I'm always surprised at who emerges out of the woodwork when we meet. But they are getting fewer. That's another struggle. If you take 1945 as being the end of that era, and then you add all the years on in between, their age must be getting up really. There are some that I'll only see at the Anzac Day service.
Emotional? I have found as I get older, my eyes will fill with tears very easily. So yes, the emotions do get swept up in it.
There are some retired servicemen who go to nothing else except the dawn service. They like the fact that the dawn is just coming up, the bugler's playing, shots are fired ... it's just the feeling that it's much more than bands playing and marching. It's a true memorial that one.
But when I got into my 70s and 80s, I began to take life a bit easier.
After the 10am service, there's always an invitation to go into the (RSA) rooms and have refreshments.

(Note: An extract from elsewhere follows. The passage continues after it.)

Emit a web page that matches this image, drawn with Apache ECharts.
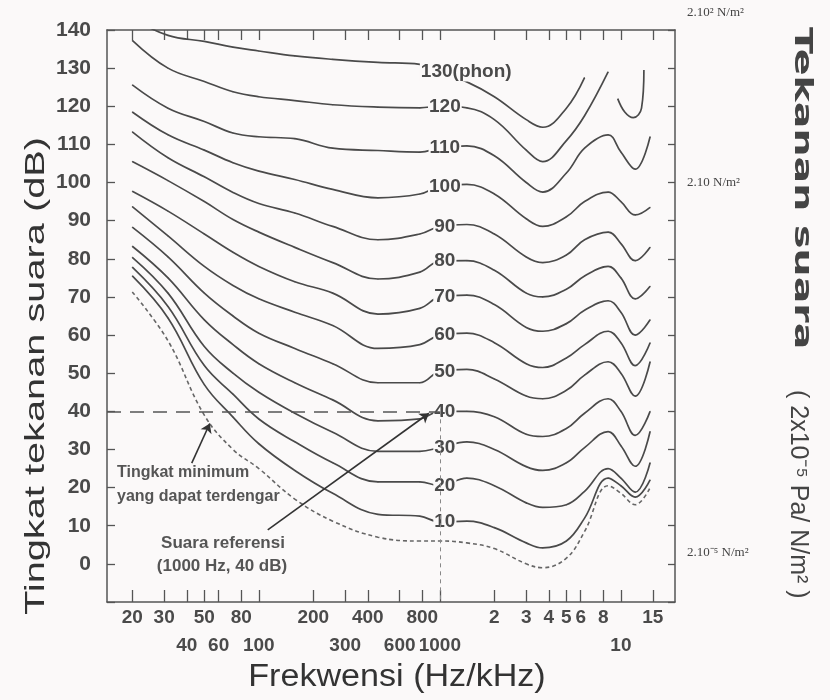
<!DOCTYPE html>
<html>
<head>
<meta charset="utf-8">
<script src="https://cdn.jsdelivr.net/npm/echarts@6/dist/echarts.min.js"></script>
<style>
  html, body { margin: 0; padding: 0; background: #fbf9f9; }
  #chart { width: 830px; height: 700px; }
</style>
</head>
<body>
<div id="chart"></div>
<script>
// frequencies (Hz) at which the curves were read
const freqHz = [20, 31.5, 50, 72, 100, 158, 256, 455, 775, 1000, 1410, 2000, 3000, 3700, 5000, 6300, 8500, 10000, 12000, 14500];

// sound pressure level (dB) of each equal-loudness curve
const phon130 = [143, 138.6, 137, 135.5, 134.5, 133.2, 132.3, 131.5, 131, 129, 126.4, 122.5, 116.5, 114.5, 119.5, 127.5, null, null, null, null];
const phon120 = [137.3, 130, 126.5, 123.8, 122.5, 121.5, 120.4, 119.8, 119.6, 120, 119.6, 116.5, 108.5, 105.5, 111, 117.5, 129, null, null, null];
const phon110 = [125.6, 119.5, 116, 113, 112, 111.5, 109, 108.4, 108, 109, 109.6, 107, 100, 97.5, 102.5, 109, 112.5, 108, 103.5, 112];
const phon100 = [118.5, 112.5, 108.5, 105.2, 103, 100.8, 98.2, 96, 97, 99, 99.5, 97, 90.5, 88.5, 91, 95, 97.5, 95, 91.5, 93.5];
const phon90 = [113.3, 106.5, 101.5, 97.4, 94.5, 92, 88.5, 85, 86.5, 88.5, 89, 86.5, 80.5, 79, 81, 85, 87, 84, 79.5, 83];
const phon80 = [105.5, 100.5, 95, 90.3, 87, 83, 79, 74.7, 76.5, 79.4, 79.5, 77, 71, 70, 72, 75.5, 78, 75, 69.5, 72.8];
const phon70 = [97.7, 92.5, 86.5, 81.7, 78, 74, 71, 65.5, 67, 70, 70.5, 68, 62, 61, 63, 66.5, 69, 66, 60, 64];
const phon60 = [93.7, 86, 78, 73, 69.5, 66, 62.5, 56.5, 57.5, 60, 60.5, 58, 52.5, 51.5, 54, 57.5, 61, 58, 52, 58];
const phon50 = [88.3, 80.5, 71, 65, 60.5, 56.5, 52.5, 47.5, 47.5, 50.5, 51, 48.5, 44, 43.3, 45.5, 49.5, 53, 50, 44, 53];
const phon40 = [83.3, 75, 64, 57.5, 52.5, 47.5, 43, 37.5, 38, 40, 40, 38.6, 34, 33.4, 35.5, 39.5, 43.3, 40, 33.7, 40];
const phon30 = [80.4, 71, 57, 50, 45, 39.5, 34.5, 29.5, 29.5, 30.5, 32, 30, 25.5, 24.5, 26.5, 30.5, 34.7, 31, 25.6, 34.7];
const phon20 = [77.8, 67.5, 52, 44.5, 38, 32, 26.5, 21.5, 21.5, 20.5, 22.5, 20.5, 16, 14.8, 15.5, 19, 25, 22.5, 18.8, 26.5];
const phon10 = [75.5, 64.5, 47, 38.5, 31.5, 24.5, 18.5, 13, 12.5, 11, 11.2, 9.5, 5.5, 4.2, 6, 12, 22.5, 20.5, 17.5, 22];
const threshold = [71.3, 58.5, 39, 30, 25, 17, 11.2, 7, 6, 6, 5.5, 4, 0, -1, 1.5, 8.5, 20.5, 18.5, 15.5, 20];

// short high-frequency piece drawn near the 120 phon curve
const hookHz = [9600, 10500, 11700, 13000, 13400];
const hookDb = [122, 118.5, 117, 119.5, 129.5];

const curveNames = ['130(phon)', '120', '110', '100', '90', '80', '70', '60', '50', '40', '30', '20', '10'];
const curveValues = [phon130, phon120, phon110, phon100, phon90, phon80, phon70, phon60, phon50, phon40, phon30, phon20, phon10];

// x axis ticks and labels
const tickHz = [20, 30, 40, 50, 60, 80, 100, 200, 300, 400, 600, 800, 1000, 2000, 3000, 4000, 5000, 6000, 8000, 10000, 15000];
const tickText = ['20', '30', '40', '50', '60', '80', '100', '200', '300', '400', '600', '800', '1000', '2', '3', '4', '5', '6', '8', '10', '15'];
const lowerRowHz = [40, 60, 100, 300, 600, 1000, 10000];

const BG = '#fbf9f9';
const INK = '#4a4a4a';
const SANS = '"Liberation Sans", Arial, sans-serif';

function tickLabel(v) {
  let best = 0;
  for (let i = 1; i < tickHz.length; i++) {
    if (Math.abs(Math.log(tickHz[i] / v)) < Math.abs(Math.log(tickHz[best] / v))) best = i;
  }
  const lower = lowerRowHz.indexOf(tickHz[best]) >= 0;
  return (lower ? '\n' : '') + tickText[best];
}

function pairs(xs, ys) {
  const out = [];
  xs.forEach((x, i) => { if (ys[i] != null) out.push([x, ys[i]]); });
  return out;
}

const series = curveValues.map((vals, k) => {
  const data = pairs(freqHz, vals).map(p => {
    if (p[0] !== 1000) return p;
    const first = k === 0;
    return {
      value: p,
      label: {
        show: true,
        formatter: curveNames[k],
        position: 'inside',
        align: first ? 'left' : 'center',
        offset: first ? [-20, 0] : [5, 0],
        fontSize: 19,
        fontWeight: 'bold',
        fontFamily: SANS,
        color: INK,
        backgroundColor: BG,
        padding: [0, 1]
      }
    };
  });
  return {
    type: 'line',
    data: data,
    smooth: 0.4,
    symbol: 'circle',
    symbolSize: 1,
    itemStyle: { color: INK },
    lineStyle: { color: INK, width: 1.7 },
    z: 3
  };
});

series.push({
  type: 'line',
  data: pairs(hookHz, hookDb),
  smooth: 0.4,
  showSymbol: false,
  lineStyle: { color: INK, width: 1.7 }
});

series.push({
  type: 'line',
  data: pairs(freqHz, threshold),
  smooth: 0.4,
  showSymbol: false,
  lineStyle: { color: '#666', width: 1.6, type: [4, 3] }
});

// reference lines and arrows
series.push({
  type: 'line',
  data: [],
  markLine: {
    silent: true,
    animation: false,
    label: { show: false },
    symbol: ['none', 'none'],
    data: [
      [{ coord: [14.5, 40], lineStyle: { type: [14, 9], color: '#555', width: 1.5 } }, { coord: [1000, 40] }],
      [{ coord: [1000, 40], lineStyle: { type: [4, 4], color: '#888', width: 1 } }, { coord: [1000, -10] }]
    ]
  }
});
series.push({
  type: 'line',
  data: [],
  markLine: {
    silent: true,
    animation: false,
    label: { show: false },
    symbol: ['none', 'arrow'],
    symbolSize: 9,
    lineStyle: { type: 'solid', color: '#333', width: 1.6 },
    data: [
      [{ coord: [42.6, 26.4] }, { coord: [53.6, 36.8] }],
      [{ coord: [112, 8.9] }, { coord: [870, 39.5] }]
    ]
  }
});

const axisLineStyle = { color: '#555', width: 1.5 };

const option = {
  backgroundColor: BG,
  animation: false,
  grid: { left: 107, right: 155, top: 30, bottom: 98 },
  xAxis: [
    {
      type: 'log',
      min: 14.5,
      max: 19900,
      position: 'bottom',
      axisLine: { show: true, onZero: false, lineStyle: axisLineStyle },
      axisTick: { show: true, inside: true, length: 12, customValues: tickHz, lineStyle: { color: '#555', width: 1.3 } },
      minorTick: { show: false },
      splitLine: { show: false },
      axisLabel: {
        customValues: tickHz,
        formatter: tickLabel,
        margin: 2,
        lineHeight: 28,
        fontSize: 19,
        fontWeight: 'bold',
        fontFamily: SANS,
        color: INK
      }
    },
    {
      type: 'log',
      min: 14.5,
      max: 19900,
      position: 'top',
      axisLine: { show: true, onZero: false, lineStyle: axisLineStyle },
      axisTick: { show: true, inside: true, length: 10, customValues: tickHz, lineStyle: { color: '#555', width: 1.3 } },
      splitLine: { show: false },
      axisLabel: { show: false }
    }
  ],
  yAxis: [
    {
      type: 'value',
      min: -10,
      max: 140,
      interval: 10,
      axisLine: { show: true, onZero: false, lineStyle: axisLineStyle },
      axisTick: { show: true, inside: true, length: 8, lineStyle: { color: '#555', width: 1.3 } },
      splitLine: { show: false },
      axisLabel: {
        formatter: v => (v < 0 ? '' : String(v)),
        margin: 16,
        fontSize: 21,
        fontWeight: 'bold',
        fontFamily: SANS,
        color: INK
      }
    },
    {
      type: 'value',
      min: -10,
      max: 140,
      interval: 10,
      position: 'right',
      axisLine: { show: true, onZero: false, lineStyle: axisLineStyle },
      axisTick: { show: true, inside: true, length: 7, lineStyle: { color: '#555', width: 1.3 } },
      splitLine: { show: false },
      axisLabel: { show: false }
    }
  ],
  graphic: [
    {
      type: 'text', x: 36, y: 615, rotation: Math.PI / 2, scaleX: 1.42,
      style: { text: 'Tingkat tekanan suara (dB)', align: 'left', verticalAlign: 'middle',
        font: '28px ' + SANS, fill: '#333' }
    },
    {
      type: 'text', x: 397, y: 677, scaleX: 1.1,
      style: { text: 'Frekwensi (Hz/kHz)', align: 'center', verticalAlign: 'middle',
        font: '31px ' + SANS, fill: '#333' }
    },
    {
      type: 'text', x: 801, y: 27, rotation: -Math.PI / 2, scaleX: 1.58,
      style: { text: 'Tekanan suara', align: 'left', verticalAlign: 'middle',
        font: 'bold 25px "DejaVu Sans", sans-serif', fill: '#444' }
    },
    {
      type: 'text', x: 798, y: 390, rotation: -Math.PI / 2,
      style: { text: '( 2x10⁻⁵ Pa/ N/m² )', align: 'left', verticalAlign: 'middle',
        font: '25px ' + SANS, fill: '#444' }
    },
    {
      type: 'text', x: 687, y: 13,
      style: { text: '2.10² N/m²', align: 'left', verticalAlign: 'middle',
        font: '13px "Liberation Serif", serif', fill: '#444' }
    },
    {
      type: 'text', x: 687, y: 183,
      style: { text: '2.10 N/m²', align: 'left', verticalAlign: 'middle',
        font: '13px "Liberation Serif", serif', fill: '#444' }
    },
    {
      type: 'text', x: 687, y: 553,
      style: { text: '2.10⁻⁵ N/m²', align: 'left', verticalAlign: 'middle',
        font: '13px "Liberation Serif", serif', fill: '#444' }
    },
    {
      type: 'text', x: 117, y: 473,
      style: { text: 'Tingkat minimum', align: 'left', verticalAlign: 'middle',
        font: 'bold 16px ' + SANS, fill: '#555' }
    },
    {
      type: 'text', x: 117, y: 497,
      style: { text: 'yang dapat terdengar', align: 'left', verticalAlign: 'middle',
        font: 'bold 16px ' + SANS, fill: '#555' }
    },
    {
      type: 'text', x: 223, y: 543,
      style: { text: 'Suara referensi', align: 'center', verticalAlign: 'middle',
        font: 'bold 17px ' + SANS, fill: '#555' }
    },
    {
      type: 'text', x: 222, y: 566,
      style: { text: '(1000 Hz, 40 dB)', align: 'center', verticalAlign: 'middle',
        font: 'bold 17px ' + SANS, fill: '#555' }
    }
  ],
  series: series
};

const chart = echarts.init(document.getElementById('chart'));
chart.setOption(option);
</script>
</body>
</html>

I've never been a great drinker, so quite often now I'll join family members and we might get together for morning tea.
I came from a teetotal family. I didn't drink anything in Italy. My platoon used to say they had the only officer in the army that doesn't drink. Until one day I found I had offended an Italian family. They wanted to thank us for freeing their village by giving us some wine, but they were told Mr Howe wouldn't want any. I could see I'd hurt them. I quite enjoyed the home-made wine, and so I did become a wine drinker, but nothing more.
I'll come home later that morning. I might have had lunch with a family member, or I will already have got something ready to heat up in the oven.
I'm not a great TV addict, but if I see a programme that might be anything to do with where I was involved (during the war), I like to watch that. Or I might just go for a walk instead.